1. Guilt and shame are related to each other, but they are not identical.
a. Guilt is the bad feeling we have for doing something we should not have done.
b. Shame is the bad feeling of regret for being an inadequate person.
c. To boil it down: Guilt is about what you did; shame is about who you are.
d. Both feelings hurt, but it is important to know the difference.
2. Guilt’s message is “I did something wrong or bad” and there is a need for forgiveness and correction or reconciliation.
3. Shame’s message is “I am bad” and there is a need for an identity correction and relational connection.
4. But here is where things can get really mixed up and tricky:
a. It is possible to be guilty without feeling shame, but it is also possible to feel shame when we are not guilty.
b. We can feel shame for things we can’t control and feel guilty when we haven’t done anything wrong.
c. It is so sad to me that shame is commonly experienced by victims of abuse, and that it’s not uncommon for the victim of abuse to feel more shame than the perpetrator.
d. At the opposite end of the spectrum, there are times when we should feel guilty, but we don’t, which can be the result of ignorance, a misguided conscience or a seared conscience.
e. I like how one person put it: consciousness is when I am aware of something, conscience is when I wish I wasn’t.

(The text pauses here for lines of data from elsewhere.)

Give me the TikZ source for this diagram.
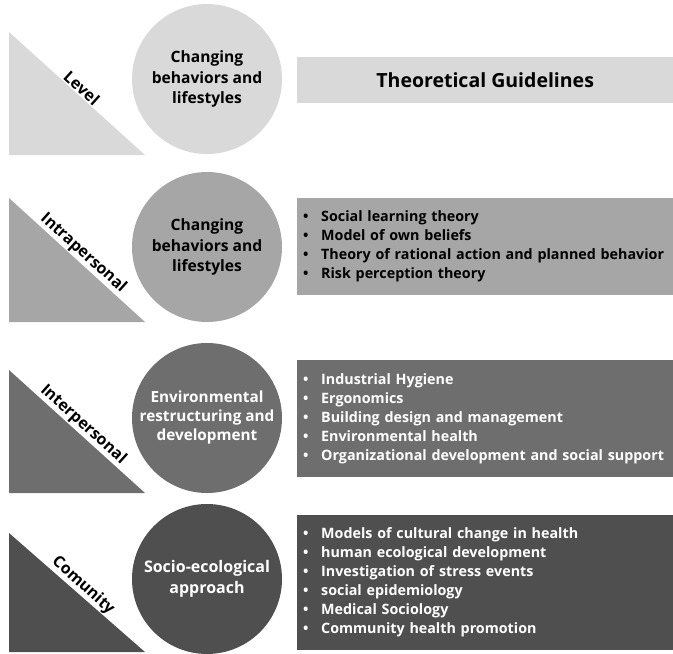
\documentclass[tikz,border=0pt]{standalone}
\usepackage{fontspec}
\setmainfont{Open Sans}
\usetikzlibrary{calc}
\definecolor{gA}{HTML}{D9D9D9}
\definecolor{gB}{HTML}{A6A6A6}
\definecolor{gC}{HTML}{6E6E6E}
\definecolor{gD}{HTML}{4F4F4F}
\newcommand{\bul}{\makebox[18pt][l]{\textbullet}}
\begin{document}
\begin{tikzpicture}[x=1pt,y=-1pt, line join=round,
	disc/.style={circle, minimum size=150pt, inner sep=0pt, align=center, font=\bfseries\fontsize{15.6}{20.5}\selectfont},
	lvl/.style={rotate=-42, anchor=south, inner sep=1pt, font=\bfseries\fontsize{16}{18}\selectfont},
	listbox/.style={anchor=north west, text width=364pt, inner xsep=6pt, inner ysep=0pt, align=left, font=\bfseries\fontsize{14.3}{19}\selectfont}]
	\useasboundingbox (0,0) rectangle (673,654);
	% level
	\fill[gA] (9,32) coordinate (t1a) -- (9,155) -- (145,155) coordinate (t1b) -- cycle;
	\node[lvl] (lvl1) at ($(t1a)!0.5!(t1b)$) {Level};
	\node[disc, fill=gA] (c1) at (207,79) {Changing\\behaviors and\\lifestyles};
	\node[fill=gA, anchor=north west, minimum width=376pt, minimum height=46pt, inner sep=0pt, font=\bfseries\fontsize{19.5}{22}\selectfont] (head) at (297,57) {Theoretical Guidelines};
	% intrapersonal
	\fill[gB] (9,198) coordinate (t2a) -- (9,322) -- (145,322) coordinate (t2b) -- cycle;
	\node[lvl] (lvl2) at ($(t2a)!0.5!(t2b)$) {Intrapersonal};
	\node[disc, fill=gB] (c2) at (207,247) {Changing\\behaviors and\\lifestyles};
	\node[listbox, fill=gB, minimum height=97pt] (g2) at (297,198) {%
		\bul Social learning theory\\
		\bul Model of own beliefs\\
		\bul Theory of rational action and planned behavior\\
		\bul Risk perception theory};
	% interpersonal
	\fill[gC] (9,370) coordinate (t3a) -- (9,493) -- (145,493) coordinate (t3b) -- cycle;
	\node[lvl] (lvl3) at ($(t3a)!0.5!(t3b)$) {Interpersonal};
	\node[disc, fill=gC, text=white, font=\bfseries\fontsize{15.3}{19}\selectfont] (c3) at (207,418) {Environmental\\restructuring and\\development};
	\node[listbox, fill=gC, text=white, minimum height=117pt] (g3) at (297,360) {%
		\bul Industrial Hygiene\\
		\bul Ergonomics\\
		\bul Building design and management\\
		\bul Environmental health\\
		\bul Organizational development and social support};
	% comunity
	\fill[gD] (9,533) coordinate (t4a) -- (9,652) -- (145,652) coordinate (t4b) -- cycle;
	\node[lvl] (lvl4) at ($(t4a)!0.5!(t4b)$) {Comunity};
	\node[disc, fill=gD, text=white, font=\bfseries\fontsize{16}{21}\selectfont] (c4) at (207,579) {Socio-ecological\\approach};
	\node[listbox, fill=gD, text=white, minimum height=135pt] (g4) at (297,515) {%
		\bul Models of cultural change in health\\
		\bul human ecological development\\
		\bul Investigation of stress events\\
		\bul social epidemiology\\
		\bul Medical Sociology\\
		\bul Community health promotion};
\end{tikzpicture}
\end{document}
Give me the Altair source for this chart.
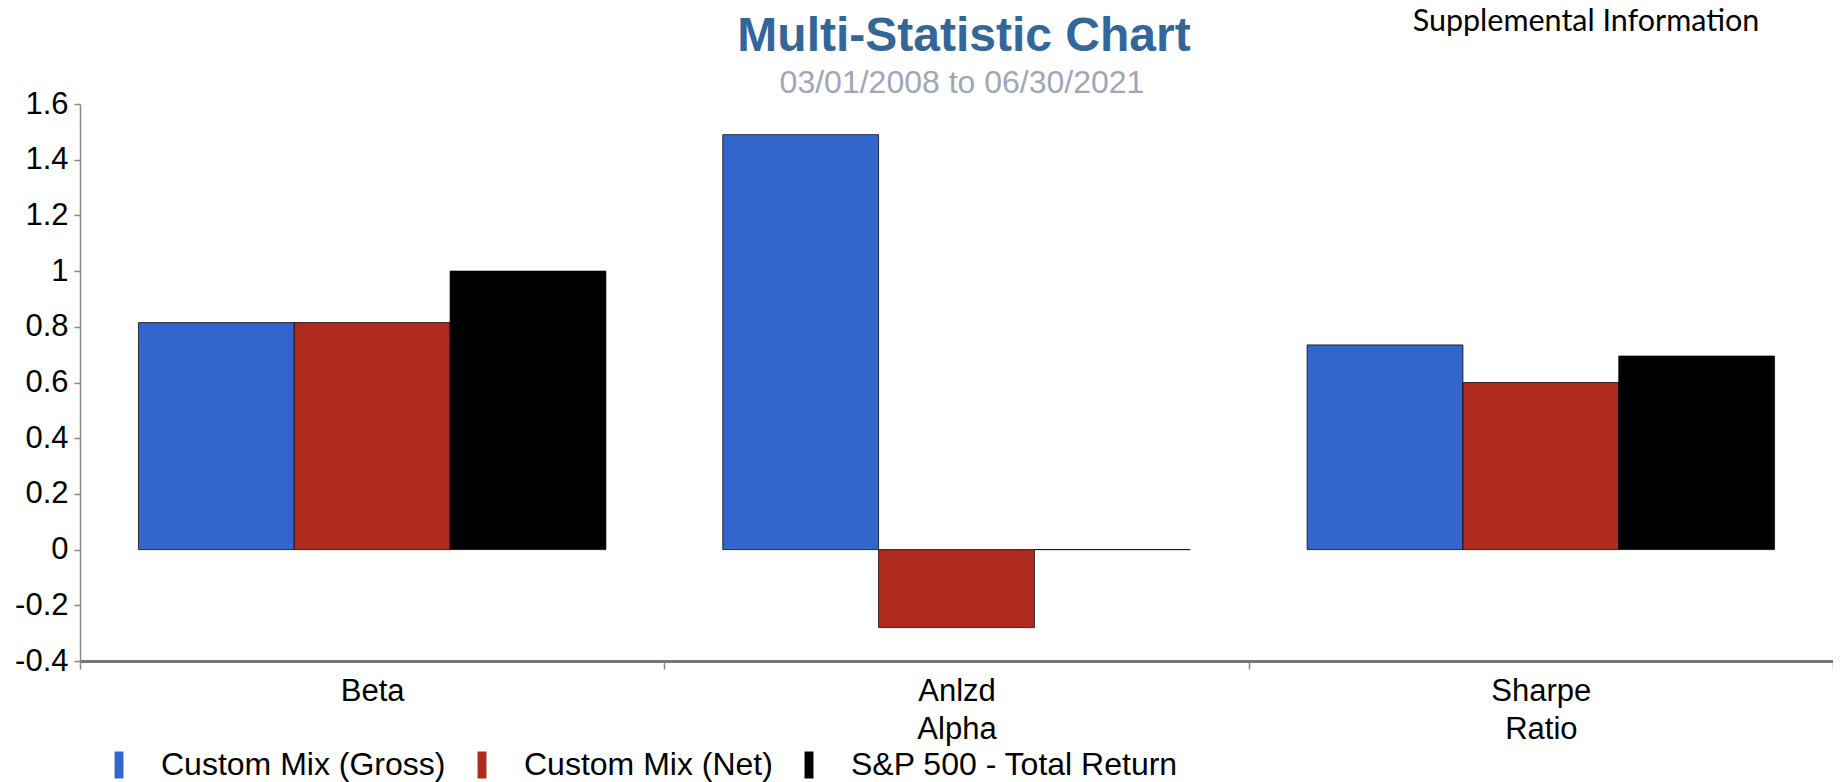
import altair as alt
import pandas as pd

categories = ["Beta", "Anlzd Alpha", "Sharpe Ratio"]
series = ["Custom Mix (Gross)", "Custom Mix (Net)", "S&P 500 - Total Return"]
gross = [0.815, 1.49, 0.735]
net = [0.815, -0.28, 0.60]
sp500 = [1.0, 0.0, 0.695]
colors = ["#3366CC", "#AF2B1E", "#000000"]
y_ticks = [-0.4, -0.2, 0, 0.2, 0.4, 0.6, 0.8, 1, 1.2, 1.4, 1.6]

title_text = "Multi-Statistic Chart"
subtitle_text = "03/01/2008 to 06/30/2021"
note_text = "Supplemental Information"

rows = []
for s, vals in zip(series, [gross, net, sp500]):
    for c, v in zip(categories, vals):
        rows.append({"category": c, "series": s, "value": v})
df = pd.DataFrame(rows)

FONT = "Liberation Sans"

bars = alt.Chart(df).mark_bar(stroke="#000000", strokeWidth=1, strokeOpacity=0.75).encode(
    x=alt.X(
        "category:N", sort=categories, title=None,
        scale=alt.Scale(paddingInner=0, paddingOuter=0),
        axis=alt.Axis(
            labelAngle=0, labelExpr="split(datum.label, ' ')", tickBand="extent",
            labelFont=FONT, labelFontSize=31, labelLineHeight=38, labelColor="#000000",
            labelPadding=7, tickSize=8, tickColor="#888888", tickWidth=1.5,
            domainColor="#777777", domainWidth=3, grid=False,
        ),
    ),
    xOffset=alt.XOffset("series:N", sort=series,
                        scale=alt.Scale(paddingInner=0, paddingOuter=0.375)),
    y=alt.Y(
        "value:Q", title=None,
        scale=alt.Scale(domain=[-0.4, 1.6], nice=False),
        axis=alt.Axis(
            values=y_ticks, labelExpr="'' + datum.value",
            labelFont=FONT, labelFontSize=31, labelColor="#000000",
            labelPadding=6, tickSize=6, tickColor="#888888", tickWidth=1.5,
            domainColor="#888888", domainWidth=1.5, grid=False,
        ),
    ),
    color=alt.Color(
        "series:N", sort=series,
        scale=alt.Scale(domain=series, range=colors),
        legend=alt.Legend(
            title=None, orient="none", legendX=23, legendY=645,
            direction="horizontal", symbolType="M-0.33,-1H0.33V1H-0.33Z",
            symbolSize=729, symbolStrokeWidth=0, symbolOpacity=1,
            labelFont=FONT, labelFontSize=32, labelColor="#000000",
            labelOffset=26, columnPadding=20, padding=0, labelLimit=1000,
        ),
    ),
)

title = alt.Chart(pd.DataFrame({"t": [title_text]})).mark_text(
    font=FONT, fontSize=48, fontWeight="bold", color="#336699",
    align="center", baseline="alphabetic",
).encode(text="t:N", x=alt.value(884), y=alt.value(-53))

subtitle = alt.Chart(pd.DataFrame({"t": [subtitle_text]})).mark_text(
    font=FONT, fontSize=32, color="#A0A5B8",
    align="center", baseline="alphabetic",
).encode(text="t:N", x=alt.value(882), y=alt.value(-11))

note = alt.Chart(pd.DataFrame({"t": [note_text]})).mark_text(
    font="Lato", fontSize=30.5, color="#000000",
    align="center", baseline="alphabetic",
).encode(text="t:N", x=alt.value(1506), y=alt.value(-73))

chart = alt.layer(bars, title, subtitle, note).properties(
    width=1753, height=557,
    autosize=alt.AutoSizeParams(type="none"),
    padding={"left": 72, "top": 96, "right": 0, "bottom": 123},
    background="#ffffff",
).configure_view(stroke=None)

chart.save("out.html", embed_options={"renderer": "svg", "actions": False})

f. Someone else has explained guilt like this: Guilt is like the red warning light on the dashboard of the car. You can either stop and deal with the trouble, or break out the light.
F. Satan, our enemy, has many ways of using these emotions against us.
1. Satan wants us to feel one of two ways.
2. Satan sometimes wants us to not feel guilty when we really are guilty and should feel it.
3. But for many of us, Satan wants us to feel so much guilt and shame that we feel discouraged and hopeless.